Actually, speaking of which, Facebook memories today had a picture of me and Rebecca Gomez Diamond hugging from the last show of Happy Hour, which means I do believe seven years ago today was the last show of Happy Hour, the last time I was a full-time anchor on TV. It sort of seems like a lot longer ago than that, frankly. I don’t think I miss it very much. It was a great experience, but you gotta be wired to be on Fox as an anchor. When I spoke to a class at Eastern New Mexico University in Portales yesterday over Skype, and politics and channels came up. And I said, Look, cable news is propaganda. You’ve got the Democrat side of the Republican-Democrat regime propaganda, and you’ve got Republican propaganda from the other channel, and anyone who’s tuned in knows obviously which ones I’m referring to is which.

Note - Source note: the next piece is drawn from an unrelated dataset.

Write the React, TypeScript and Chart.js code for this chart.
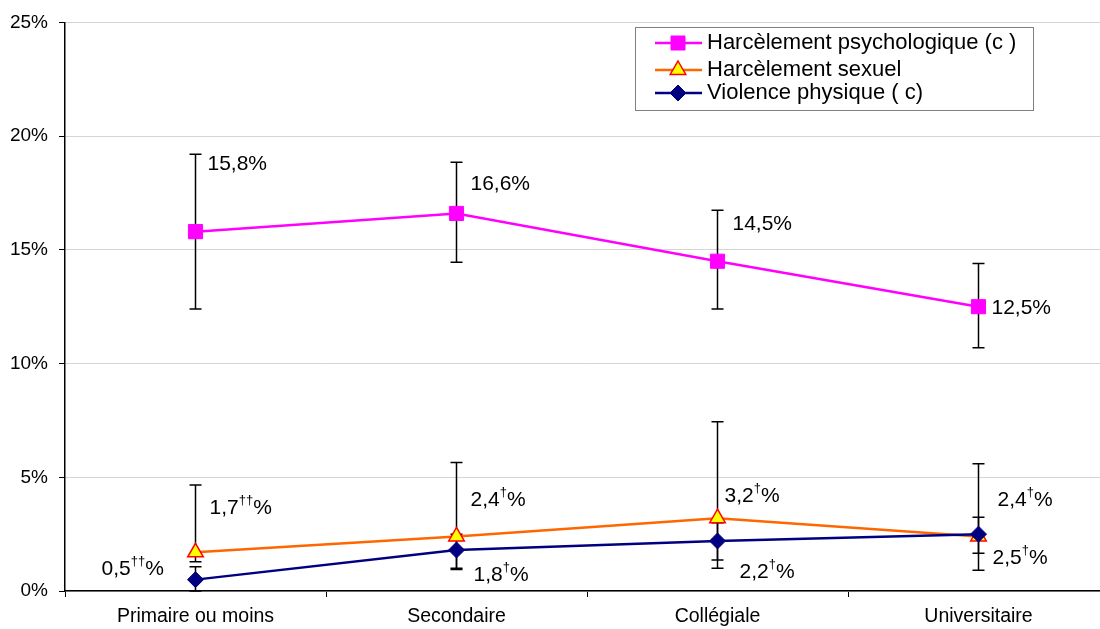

But, I do remember in 2008 being at the Boston Tea Party, the original Boston Tea Party when that thing was started and Fox sent me down there, and I actually did a thing where I asked a ten year old kid, “When you watch news do you have any idea if the channel is Republican or Democrat? Which kind of propaganda do your parents watch at home?” I used to talk about how unfair it is. Even on Fox, I would mock that Fox was Republican and they would want me to be Republican and I would have had a much more fun time if I had just drank some Republican Kool-aid, but I am neither a Republican or a Democrat and I never will be because I think the system’s busted. I think the only way we can fix it is for all of us to band together and stop the partisanship. I think we have to write in candidates. I think voters should be educated enough to learn how to spell their candidates name and voting shouldn’t be as simple as pulling a lever and gerrymandering the concept wouldn’t even exist, and it would be a very different world. I think it would be a much better world. Most people disagree with me I know at this stage, but I bet in fifty years more people agree with me than don’t.